On Wed, 15 Feb 2006 13:08:04 +0100 henrik at hswn.dk (Henrik Stoerner) wrote:
Will this new logfile retrival also be able to look for logfiles with variable file names, ie. logfile.txt-20060215 for today and then a new filename logfile.txt-20060216 tomorrow ? I know its stupid but that's how the vendor creates it.
That's one variant I haven't seen yet. It would be tricky to implement; couldn't you just run something like this on the client daily via cron:
cd /var/log/myapp CURRENTLOG=
ls -t logfile.txt-* | head -1ln -s $CURRENTLOG logfile.txtand then Hobbit can look at logfile.txt ?
Hi Henrik,
At first, a very big HURRRRRAYY to Henrik and its quick growing up
**hobbit**. And thanks for your time and dedication.
A suggestion for this tricky situation (and maybe it could help
in two or tree other situation) would be support something like *date expansion* on the logfile variable. This could be done in two posible ways.

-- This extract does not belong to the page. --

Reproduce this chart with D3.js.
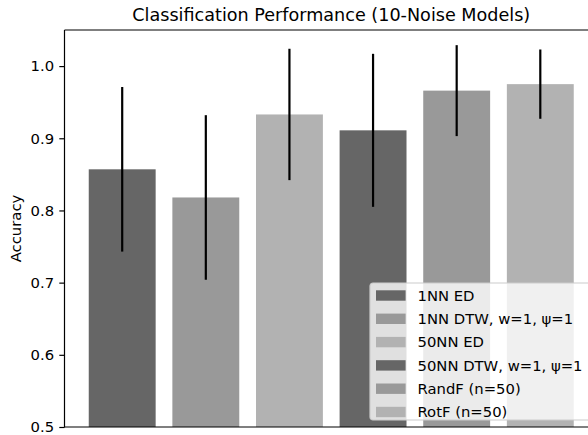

1) logfile = "/var/log/some_log.txt-%Y%m%d"
2) logfile - "/var/log/some_log.txt-$(+%Y%m%d --date '1 day')"
The first version could be build in, and use the standart time,
strftime ... functions.
The seccond could be used by these people who have gnu date on
its client systems, and hobbit client could expand the pattern using the date utility. I know, spawn/run external programs is not always so easy/secure, but may be an option.
A variation of the seccond option (much less secure, and much
more risk) could be support some kind of shell expansion, and sou accept one line shell scripts to get the correct name of the logfile. For example in the above case.
logfile = "/var/log/$SHELL(ls -t /var/log/app/my_app_log.txt.* |head -1)"
Anyway, these are only some thinkings... may be they can be
helpfull for something in the future.